S. f. (Médecine) espèce de fièvre accompagnée d'un délire subit, commune à ceux qui font des voyages de long cours dans des climats chauds, et surtout à ceux qui passent sous la ligne.

L'histoire suivante donnera une idée de cette maladie, et de la manière de la traiter.

Un matelot âgé de trente à quarante ans, assez grand, mais fluet, fut attaqué d'une calenture si violente, que quatre de ses camarades suffisaient à peine pour le retenir : il s'écriait de temps en temps qu'il voulait aller dans les champs : il avait la vue égarée, furieuse ; son corps était dans une chaleur brulante, et son pouls fort déréglé, sans aucune vibration distincte. Le chirurgien du vaisseau tâcha de le saigner : mais quoique la veine du bras fût assez ouverte, il n'en put jamais tirer une once de sang ; on lui ouvrit la veine du front avec aussi peu de succès ; on passa à la jugulaire, il en sortit deux onces de sang fleuri, après quoi il cessa de couler, quoique l'ouverture fût assez large ; on répéta les saignées, on en tirait de trois ouvertures à la fois ; le sang coulait plus librement à mesure que les vaisseaux se vuidaient. Après une évacuation considérable, la fièvre diminua de même que l'agitation ; le malade avait la vue moins égarée, il ne criait plus ; le pouls devint plus régulier, la chaleur se modéra, et la fureur se ralentit, de façon qu'un seul homme suffisait pour le contenir. On lui tira environ cinquante onces de sang par les trois ouvertures dont on a parlé : l'ayant fait coucher, on lui donna une once de sirop de diacode dans un verre d'eau d'orge ; après quoi il dormit fort tranquillement pendant quelques heures, et ne sentit en s'éveillant qu'une faiblesse qui venait du sang qu'on lui avait tiré, et un malaise par tout le corps produit apparemment par la violence des convulsions qu'il avait eues, et des efforts qu'il avait faits pour s'échapper.

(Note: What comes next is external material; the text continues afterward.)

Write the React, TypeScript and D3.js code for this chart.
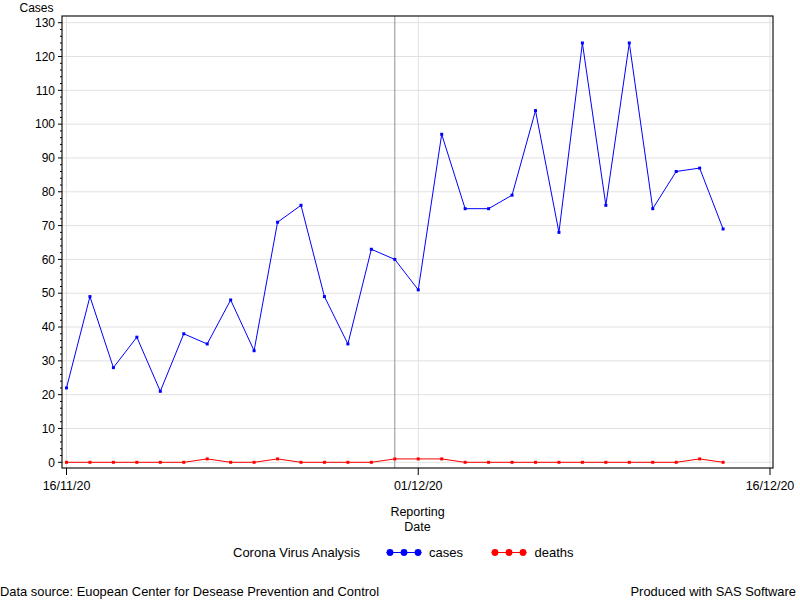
import React from "react";
import * as d3 from "d3";

const dates: string[] = [
  "2020-11-16","2020-11-17","2020-11-18","2020-11-19","2020-11-20","2020-11-21","2020-11-22",
  "2020-11-23","2020-11-24","2020-11-25","2020-11-26","2020-11-27","2020-11-28","2020-11-29",
  "2020-11-30","2020-12-01","2020-12-02","2020-12-03","2020-12-04","2020-12-05","2020-12-06",
  "2020-12-07","2020-12-08","2020-12-09","2020-12-10","2020-12-11","2020-12-12","2020-12-13",
  "2020-12-14",
];
const cases: number[] = [22,49,28,37,21,38,35,48,33,71,76,49,35,63,60,51,97,75,75,79,104,68,124,76,124,75,86,87,69];
const deaths: number[] = [0,0,0,0,0,0,1,0,0,1,0,0,0,0,1,1,1,0,0,0,0,0,0,0,0,0,0,1,0];
const xTickDates: string[] = ["2020-11-16","2020-12-01","2020-12-16"];
const xTickLabels: string[] = ["16/11/20","01/12/20","16/12/20"];
const refDate = "2020-11-30";
const yTicks: number[] = d3.range(0, 131, 10);
const yMinor: number[] = d3.range(0, 131, 2);

const FONT = "'Liberation Sans', Arial, sans-serif";

export default function App() {
  const W = 800, H = 600;
  const left = 62, right = 773, top = 16, bottom = 468;
  const parse = d3.timeParse("%Y-%m-%d");
  const x = d3.scaleTime()
    .domain([parse("2020-11-16")!, parse("2020-12-16")!])
    .range([66.5, 770]);
  const y = d3.scaleLinear().domain([0, 130]).range([462.3, 22.7]);

  const pts = dates.map((d, i) => ({ d: parse(d)!, c: cases[i], k: deaths[i] }));
  const lineC = d3.line<any>().x(p => x(p.d)).y(p => y(p.c));
  const lineD = d3.line<any>().x(p => x(p.d)).y(p => y(p.k));
  const refX = x(parse(refDate)!);

  return (
    <svg width={W} height={H} style={{ position: "absolute", left: 0, top: 0, background: "#fff" }} fontFamily={FONT}>
      <rect x={0} y={0} width={W} height={H} fill="#fff" />
      {/* gridlines */}
      {yTicks.map(t => (
        <line key={"gy" + t} x1={left} x2={right} y1={y(t)} y2={y(t)} stroke="#e1e1e1" strokeWidth={1} />
      ))}
      {xTickDates.map(t => (
        <line key={"gx" + t} x1={x(parse(t)!)} x2={x(parse(t)!)} y1={top} y2={bottom} stroke="#e1e1e1" strokeWidth={1} />
      ))}
      {/* reference line */}
      <line x1={refX} x2={refX} y1={top} y2={bottom} stroke="#8c9096" strokeWidth={1} />
      {/* series */}
      <path d={lineC(pts) || ""} fill="none" stroke="#0000ff" strokeWidth={1} />
      {pts.map((p, i) => (
        <rect key={"mc" + i} x={x(p.d) - 1.5} y={y(p.c) - 1.5} width={3} height={3} fill="#0000ff" />
      ))}
      <path d={lineD(pts) || ""} fill="none" stroke="#ff0000" strokeWidth={1} />
      {pts.map((p, i) => (
        <rect key={"md" + i} x={x(p.d) - 1.5} y={y(p.k) - 1.5} width={3} height={3} fill="#ff0000" />
      ))}
      {/* frame */}
      <rect x={left} y={top} width={right - left} height={bottom - top} fill="none" stroke="#000" strokeWidth={1.1} />
      {/* y ticks */}
      {yMinor.map(t => (
        <line key={"ym" + t} x1={t % 10 === 0 ? left - 4 : left - 2} x2={left} y1={y(t)} y2={y(t)} stroke="#000" strokeWidth={1} />
      ))}
      {yTicks.map(t => (
        <text key={"yl" + t} x={55} y={y(t)} dy="0.35em" textAnchor="end" fontSize={12} fill="#000">{t}</text>
      ))}
      <text x={36.5} y={12} textAnchor="middle" fontSize={12} fill="#000">Cases</text>
      {/* x ticks */}
      {xTickDates.map((t, i) => (
        <g key={"xt" + t}>
          <line x1={x(parse(t)!)} x2={x(parse(t)!)} y1={bottom} y2={bottom + 7} stroke="#000" strokeWidth={1} />
          <text x={x(parse(t)!)} y={490} textAnchor="middle" fontSize={12.5} fill="#000">{xTickLabels[i]}</text>
        </g>
      ))}
      <text x={(left + right) / 2} y={516} textAnchor="middle" fontSize={12.5} fill="#000">Reporting</text>
      <text x={(left + right) / 2} y={531} textAnchor="middle" fontSize={12.5} fill="#000">Date</text>
      {/* legend */}
      <text x={233} y={557} fontSize={13} fill="#000">Corona Virus Analysis</text>
      <line x1={386.5} x2={421.5} y1={552.5} y2={552.5} stroke="#0000ff" strokeWidth={1} />
      {[390, 404, 418].map(cx => <circle key={"lc" + cx} cx={cx} cy={552.5} r={3.4} fill="#0000ff" />)}
      <text x={429} y={557} fontSize={13} fill="#000">cases</text>
      <line x1={491.5} x2={526.5} y1={552.5} y2={552.5} stroke="#ff0000" strokeWidth={1} />
      {[495, 509, 523].map(cx => <circle key={"ld" + cx} cx={cx} cy={552.5} r={3.4} fill="#ff0000" />)}
      <text x={534.5} y={557} fontSize={13} fill="#000">deaths</text>
      {/* footnotes */}
      <text x={0} y={596} fontSize={12.9} fill="#000">Data source: Euopean Center for Desease Prevention and Control</text>
      <text x={796} y={596} textAnchor="end" fontSize={12.9} fill="#000">Produced with SAS Software</text>
    </svg>
  );
}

Il est vraisemblable que quand les matelots sont attaqués de cette chaleur violente et de cette maladie, ce qui leur arrive ordinairement pendant la nuit, ils se lèvent, s'en vont sur le bord, et se jettent dans la mer, croyant aller dans les prés ; ce qui rend cette conjecture d'autant plus vraisemblable, c'est que dans la mer Méditerranée, il arrive souvent en été dans des temps chauds, que des gens de mer disparaissent sans qu'on sache ce qu'ils sont devenus ; ceux qui restent dans le bâtiment, pensent que tous ceux qui disparaissent ainsi se sont sauvés sans qu'on s'en soit aperçu. Quant à celui dont il est parlé ci-dessus, le médecin apprit d'un de ses camarades, qu'ayant soupçonné son dessein, il l'avait saisi, comme il était sur le point de s'élancer dans l'eau, et qu'on l'avait conservé par ce moyen. Si les calentures sont plus fréquentes pendant la nuit que pendant le jour, c'est qu'alors les bâtiments sont plus fermés et reçoivent moins d'air. Philosoph. transact. abr. vol. IV. par le docteur Olivier.

Le docteur Shaw veut qu'on traite cette maladie de la manière suivante.

Il faut tâcher de procurer du repos : on donnera de l'eau d'orge avec du vin blanc ; on proscrira la bière, et toute liqueur spiritueuse, et on prescrira un régime faible et liquide. Le premier pas qu'on ait à faire dans la cure, c'est de saigner ; il arrive assez souvent que les vaisseaux sont pleins d'un sang si épais, qu'on est obligé d'en ouvrir plusieurs pour évacuer assez de sang ; la veine jugulaire est préférable à celle du bras. Huit ou dix heures après la saignée, on donnera l'émétique, on appliquera au cou un large épispastique, on reviendra à la saignée aussi-tôt qu'on le pourra ; le soir lorsque le malade sera prêt à reposer, on lui donnera un parégorique.

Si la maladie est suffisamment calmée, on ordonnera le purgatif doux qui suit.

Prenez feuilles de séné deux gros et demi, rhubarbe un demi-gros, sel de tartre un demi-scrupule, graine de coriandre broyée un scrupule ; faites infuser le tout dans suffisante quantité d'eau de fontaine ; et sur deux onces et demie de la liqueur passée, ajoutez sirop solutif de rose six gros ; sirop de corne de cerf deux gros ; esprit de nitre dulcifié, sel volatil huileux, de chacun trente gouttes. Faites-en une potion que le malade prendra deux ou trois fais, selon que la maladie l'exigera, et en gardant un régime exact.